Mail to the National Maritime Center (NMC) in Martinsburg, WV. Processing time: 4–8 weeks if everything is correct. Errors restart the clock — triple-check everything.
Maintaining and renewing the license
Valid 5 years. Renew with current drug test, physical, and continued sea-service form (90 days underway in the last 5 years).
If you let it lapse over a year, you may need to retake the OUPV course.

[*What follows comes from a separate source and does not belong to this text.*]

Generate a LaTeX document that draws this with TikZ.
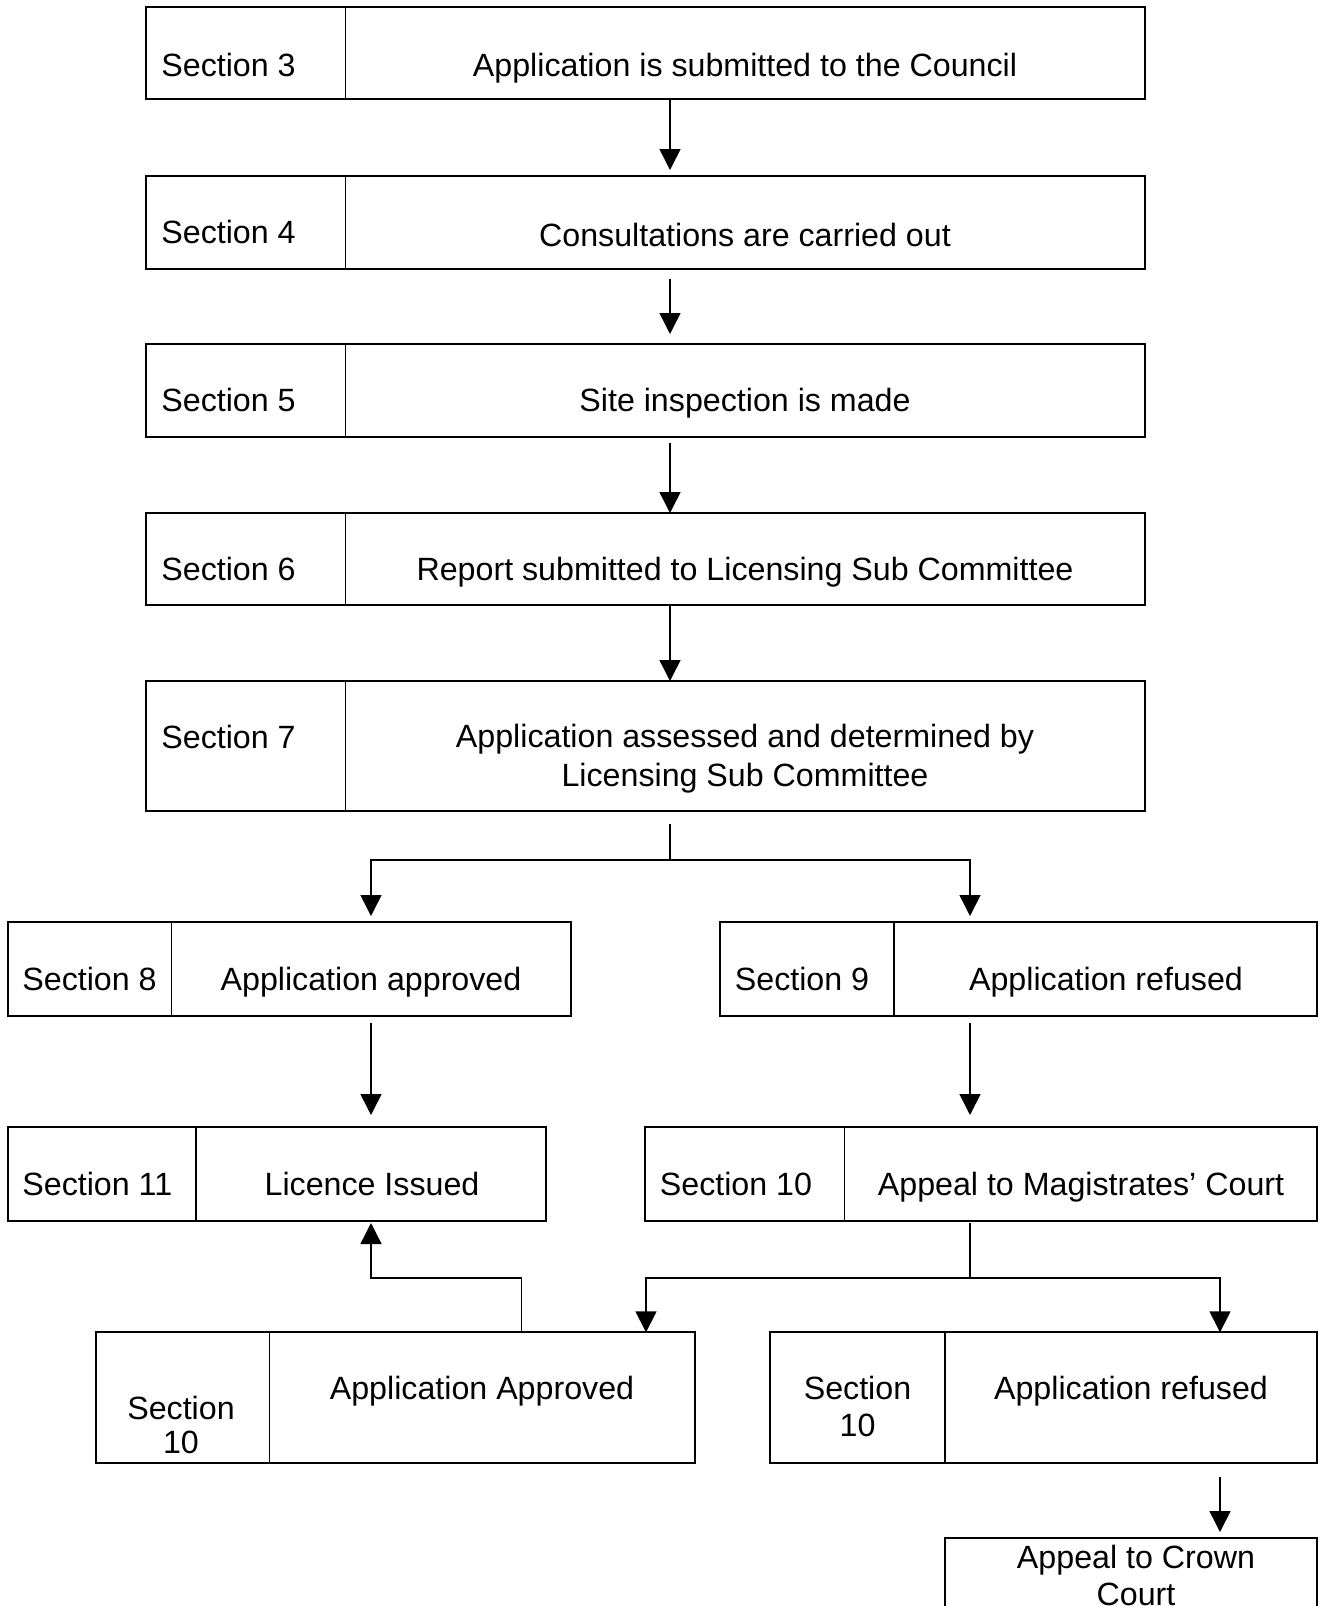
\documentclass[tikz,border=0pt]{standalone}
\usepackage{fontspec}
\setmainfont{Liberation Sans}
\usetikzlibrary{fit,arrows.meta}
\begin{document}
\begin{tikzpicture}[x=0.5pt,y=-0.5pt,
  box/.style={draw, line width=1pt, inner sep=0pt, outer sep=0pt},
  div/.style={line width=0.75pt},
  lbl/.style={anchor=base west, inner sep=0pt, font=\fontsize{16.1pt}{19pt}\selectfont},
  txt/.style={anchor=base, inner sep=0pt, font=\fontsize{16.1pt}{19pt}\selectfont},
  arr/.style={line width=0.75pt, -{Triangle[length=10.5pt,width=10.5pt]}},
  ln/.style={line width=0.75pt}]
\clip (0,0) rectangle (1319,1606);
\fill[white] (0,0) rectangle (1319,1606);
% column coordinates
\coordinate (xA) at (670,0);
\coordinate (x8) at (371,0);
\coordinate (x9) at (970,0);
\coordinate (x12) at (646,0);
\coordinate (x13) at (1220,0);
\coordinate (x14) at (521.5,0);
\coordinate (br1) at (670,860);
\coordinate (br2) at (970,1278);
\coordinate (br3) at (371,1278);
% boxes
\node[box, fit={(146.4,7.3)(1145,99.3)}] (b1) {};
\draw[div] (345.5,7.3) -- (345.5,99.3);
\node[lbl] (s3) at (161,76) {Section 3};
\node[txt] (t3) at (745,76) {Application is submitted to the Council};

\node[box, fit={(146.4,175.7)(1145,269.3)}] (b2) {};
\draw[div] (345.5,175.7) -- (345.5,269.3);
\node[lbl] (s4) at (161,243.5) {Section 4};
\node[txt] (t4) at (745,246) {Consultations are carried out};

\node[box, fit={(146.4,344)(1145,436.7)}] (b3) {};
\draw[div] (345.5,344) -- (345.5,436.7);
\node[lbl] (s5) at (161,411) {Section 5};
\node[txt] (t5) at (745,411) {Site inspection is made};

\node[box, fit={(146.4,513)(1145,605.2)}] (b4) {};
\draw[div] (345.5,513) -- (345.5,605.2);
\node[lbl] (s6) at (161,580) {Section 6};
\node[txt] (t6) at (745,580) {Report submitted to Licensing Sub Committee};

\node[box, fit={(146.4,681)(1145,810.7)}] (b5) {};
\draw[div] (345.5,681) -- (345.5,810.7);
\node[lbl] (s7) at (161,748) {Section 7};
\node[txt, font=\fontsize{16.1pt}{19.5pt}\selectfont] (t7) at (745,747) {\begin{tabular}[t]{@{}c@{}}Application assessed and determined by\\Licensing Sub Committee\end{tabular}};

\node[box, fit={(7.6,922)(571,1015.7)}] (b8) {};
\draw[div] (171.6,922) -- (171.6,1015.7);
\node[lbl] (s8) at (22,990) {Section 8};
\node[txt] (t8) at (371,990) {Application approved};

\node[box, fit={(720,922)(1317,1015.7)}] (b9) {};
\draw[div] (894,922) -- (894,1015.7);
\node[lbl] (s9) at (734.5,990) {Section 9};
\node[txt] (t9) at (1106,990) {Application refused};

\node[box, fit={(7.6,1127)(546,1220.7)}] (b11) {};
\draw[div] (196,1127) -- (196,1220.7);
\node[lbl] (s11) at (22,1195) {Section 11};
\node[txt] (t11) at (372,1195) {Licence Issued};

\node[box, fit={(645,1127)(1317,1220.7)}] (b10) {};
\draw[div] (844.6,1127) -- (844.6,1220.7);
\node[lbl] (s10) at (659.5,1195) {Section 10};
\node[txt] (t10) at (1081,1195) {Appeal to Magistrates’ Court};

\node[box, fit={(95.7,1332.3)(694.8,1462.7)}] (aa) {};
\draw[div] (269.3,1332.3) -- (269.3,1462.7);
\node[txt, font=\fontsize{16.1pt}{17pt}\selectfont] (saa) at (181,1419.3) {\begin{tabular}[t]{@{}c@{}}Section\\10\end{tabular}};
\node[txt] (taa) at (482,1399) {Application Approved};

\node[box, fit={(769.6,1332.3)(1317,1462.7)}] (ar) {};
\draw[div] (945,1332.3) -- (945,1462.7);
\node[txt, font=\fontsize{16.1pt}{18.85pt}\selectfont] (sar) at (857.5,1399) {\begin{tabular}[t]{@{}c@{}}Section\\10\end{tabular}};
\node[txt] (tar) at (1131,1399) {Application refused};

\node[box, fit={(944.7,1538.3)(1317,1640)}] (cc) {};
\node[txt, font=\fontsize{16.1pt}{18.4pt}\selectfont] (tcc) at (1136,1568.3) {\begin{tabular}[t]{@{}c@{}}Appeal to Crown\\Court\end{tabular}};

% connectors
\draw[arr, shorten >=2.85pt] (b1.south -| xA) -- (b2.north -| xA);
\draw[arr, shorten <=5pt, shorten >=5pt] (b2.south -| xA) -- (b3.north -| xA);
\draw[arr, shorten <=3.15pt] (b3.south -| xA) -- (b4.north -| xA);
\draw[arr] (b4.south -| xA) -- (b5.north -| xA);
\draw[arr, shorten <=6.65pt, shorten >=3pt] (b5.south -| br1) -- (br1) -| (b8.north -| x8);
\draw[arr, shorten >=3pt] (br1) -| (b9.north -| x9);
\draw[arr, shorten <=3.65pt, shorten >=6pt] (b8.south -| x8) -- (b11.north -| x8);
\draw[arr, shorten <=3.65pt, shorten >=6pt] (b9.south -| x9) -- (b10.north -| x9);
\draw[arr, shorten <=1.15pt] (b10.south -| br2) -- (br2) -| (aa.north -| x12);
\draw[arr] (br2) -| (ar.north -| x13);
\draw[arr, shorten >=1.15pt] (aa.north -| x14) |- (br3) -- (b11.south -| br3);
\draw[arr, shorten <=7.15pt, shorten >=3.15pt] (ar.south -| x13) -- (cc.north -| x13);
\end{tikzpicture}
\end{document}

Upgrade path: Master 25 → 50 → 100 ton requires additional sea time on inspected vessels and an upgrade course.
Step by step
- 1
Document sea time
Get vessel owners or captains to sign CG-719S forms documenting your underway hours over the last 3+ years. 360 days total, 90 in the last 3 years.
- 2
Take an approved OUPV course
Complete an NMC-approved class (online or in-person, ~80 hours of content). The course replaces the USCG written exam.
- 3
Pass the drug test and physical
DOT 5-panel drug test ($40–$80) and CG-719K physical exam ($100–$200). Both must be within 6 months of application.
- 4
Get a TWIC card
Apply at universalenroll.dhs.gov, $125, valid 5 years. Includes fingerprinting required for the application.
- 5
Assemble and submit the application
CG-719B + CG-719S sea time + course certificate + drug test + physical + TWIC + $245 fee. Mail to the National Maritime Center.
- 6
Wait for evaluation
Processing takes 4–8 weeks. NMC will email if anything is missing — respond same day to avoid restarting the clock.
Frequently asked
3–6 months from start to license in hand. Sea-time documentation is often the long pole — start logging now even if you're not yet ready to apply.